I never tried this on Apigee’s servers. I was sufficiently horrified already and didn’t think I could handle the psychic damage when this attack inevitably worked. They have since patched their logger to not use regular expressions generated from user input.

But I think it’s a good little teachable moment — you can see how they got to this terrible situation making only decisions that seemed passably reasonable in isolation. “We can just string-replace the password,” they thought. “Oh, we need to do replace-all to make sure we get it.” “Oh, I guess we need to use regular expressions for that.” “Hm, we should probably support masking multiple fields.” Most of those are bad ideas, but only one of them is disastrous, and by that point you’re already quite a way along implementing this train wreck.
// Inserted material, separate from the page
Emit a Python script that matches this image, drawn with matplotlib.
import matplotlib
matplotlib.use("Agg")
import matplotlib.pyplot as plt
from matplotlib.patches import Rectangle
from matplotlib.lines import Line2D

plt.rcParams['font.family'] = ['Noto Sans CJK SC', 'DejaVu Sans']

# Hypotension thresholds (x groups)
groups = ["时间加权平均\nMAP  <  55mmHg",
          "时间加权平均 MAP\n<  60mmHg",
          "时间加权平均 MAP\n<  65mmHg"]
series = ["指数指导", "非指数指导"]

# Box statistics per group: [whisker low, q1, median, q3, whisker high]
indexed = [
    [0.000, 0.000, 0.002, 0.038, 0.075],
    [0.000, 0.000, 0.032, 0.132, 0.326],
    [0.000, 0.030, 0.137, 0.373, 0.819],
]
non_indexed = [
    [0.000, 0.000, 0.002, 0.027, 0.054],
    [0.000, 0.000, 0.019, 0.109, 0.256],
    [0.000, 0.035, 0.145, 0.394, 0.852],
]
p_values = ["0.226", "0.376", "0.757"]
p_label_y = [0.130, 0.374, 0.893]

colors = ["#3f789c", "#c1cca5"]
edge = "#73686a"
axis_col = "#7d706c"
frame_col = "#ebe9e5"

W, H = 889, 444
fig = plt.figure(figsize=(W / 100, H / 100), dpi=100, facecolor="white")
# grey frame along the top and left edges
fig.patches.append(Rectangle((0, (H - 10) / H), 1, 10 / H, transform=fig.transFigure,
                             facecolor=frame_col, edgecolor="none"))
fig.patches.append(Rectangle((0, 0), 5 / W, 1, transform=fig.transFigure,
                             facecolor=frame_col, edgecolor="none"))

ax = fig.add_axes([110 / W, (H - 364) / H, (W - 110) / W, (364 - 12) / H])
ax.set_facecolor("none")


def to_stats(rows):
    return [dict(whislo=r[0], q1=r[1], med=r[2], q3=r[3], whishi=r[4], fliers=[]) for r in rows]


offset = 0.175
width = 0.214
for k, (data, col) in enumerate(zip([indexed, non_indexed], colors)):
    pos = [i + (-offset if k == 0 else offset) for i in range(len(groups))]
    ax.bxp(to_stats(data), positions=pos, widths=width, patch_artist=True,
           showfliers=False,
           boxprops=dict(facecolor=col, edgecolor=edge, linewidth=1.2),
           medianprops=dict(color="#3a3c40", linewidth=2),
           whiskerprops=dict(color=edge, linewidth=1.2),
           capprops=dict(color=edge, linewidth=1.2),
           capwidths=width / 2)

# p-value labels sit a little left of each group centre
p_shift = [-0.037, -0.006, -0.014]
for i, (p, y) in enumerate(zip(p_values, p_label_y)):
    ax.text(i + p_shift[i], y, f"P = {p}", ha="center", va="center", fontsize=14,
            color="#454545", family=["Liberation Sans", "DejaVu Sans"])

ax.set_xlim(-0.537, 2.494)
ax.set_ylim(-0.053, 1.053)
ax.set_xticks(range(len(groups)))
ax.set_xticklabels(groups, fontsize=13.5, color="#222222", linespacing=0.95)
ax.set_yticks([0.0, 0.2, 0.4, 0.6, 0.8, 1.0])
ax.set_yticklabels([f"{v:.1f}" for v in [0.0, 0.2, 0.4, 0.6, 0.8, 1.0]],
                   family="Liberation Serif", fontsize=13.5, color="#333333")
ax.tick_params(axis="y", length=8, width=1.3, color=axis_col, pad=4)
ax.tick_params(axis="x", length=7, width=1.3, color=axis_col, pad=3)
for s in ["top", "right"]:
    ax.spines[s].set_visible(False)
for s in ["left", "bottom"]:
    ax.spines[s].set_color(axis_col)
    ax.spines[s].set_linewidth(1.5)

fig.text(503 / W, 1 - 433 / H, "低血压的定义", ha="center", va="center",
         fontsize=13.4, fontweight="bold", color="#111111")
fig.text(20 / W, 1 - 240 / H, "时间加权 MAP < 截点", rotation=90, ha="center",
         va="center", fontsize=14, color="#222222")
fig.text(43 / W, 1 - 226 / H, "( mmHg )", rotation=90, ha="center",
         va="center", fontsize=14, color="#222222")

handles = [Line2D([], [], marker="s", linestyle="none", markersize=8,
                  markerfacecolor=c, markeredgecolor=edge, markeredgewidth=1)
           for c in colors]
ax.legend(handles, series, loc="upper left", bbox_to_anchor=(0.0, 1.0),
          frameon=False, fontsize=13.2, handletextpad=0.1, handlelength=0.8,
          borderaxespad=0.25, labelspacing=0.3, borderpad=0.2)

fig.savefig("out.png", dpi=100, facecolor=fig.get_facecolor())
It’s a really common error for junior (and sometimes quite senior) developers to start down a reasonable-seeming but wrong path like this, and end up doing some quite horrible things to force it to work. Their code usually does wind up working, but there’ll usually be some edge case like this that almost makes you wish it hadn’t. With experience, you learn to recognise things like turning user input into a regular expression as signs that you’ve taken a wrong turn and there was a simpler solution earlier on that you missed.